4) In summer 1942, when the theoretical physicist Edward Teller concluded, in a special A-bomb-study group at Berkeley headed by Oppenheimer, that a fission-bomb explosion might ignite the atmosphere and destroy civilization, Oppenheimer was — for a period — greatly troubled. Contrary to Nolan’s film, Oppenheimer did not go to New Jersey and consult Albert Einstein on this subject. Oppenheimer actually went to Michigan to consult with the Nobel Prize-winning experimentalist Arthur H. Compton. How and why did Nolan go so wrong on this? Multiple published sources, since at least 1956, have described this set of events, including Oppenheimer’s consulting Compton.

5) At Los Alamos, where Bohr was visiting in parts of 1943-44 and thinking about the implications of the soon-to-be-developed A-bomb, Bohr did not endorse the United States actually using the bomb against an enemy — Germany or Japan. Bohr was thinking about the importance of the A-bomb in U.S.-USSR wartime and postwar relations and about the possibility that the development of such a powerful weapon would help persuade nations, ultimately fearing atomic-bomb war, to seek collective peace. Nolan, greatly misrepresenting Bohr’s thinking, falsely has Bohr endorsing wartime use of the bomb. That seems to be Nolan’s invention.

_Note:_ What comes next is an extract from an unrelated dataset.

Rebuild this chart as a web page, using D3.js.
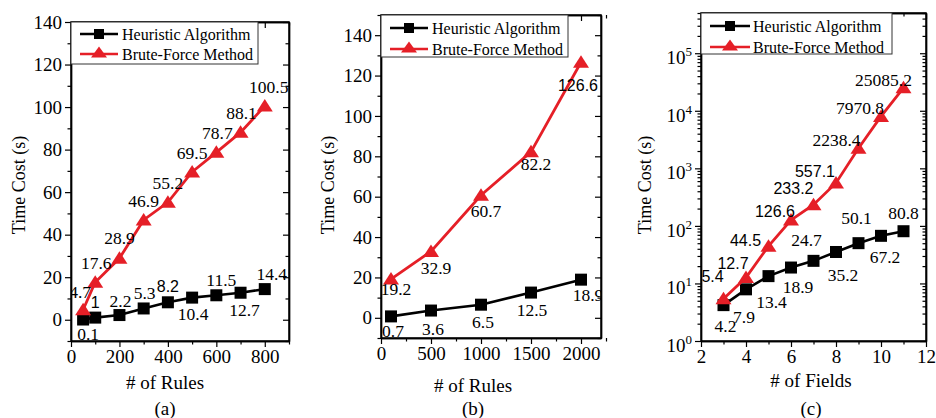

Creating five false events is dismaying. Any claim of “artistic license,” if offered, seems unpersuasive as a justification. Why create false history? Has Nolan any explanation?

Nolan’s “Oppenheimer” film also merits scrutiny and criticism for its treatment of important political matters in Oppenheimer’s life. As a guide to history, Nolan’s movie, though garnering many enthusiastic reviews, might well carry a needed warning: “Beware — often poorly informed and markedly errant on history.”

Barton J. Bernstein is a professor of history emeritus at Stanford University.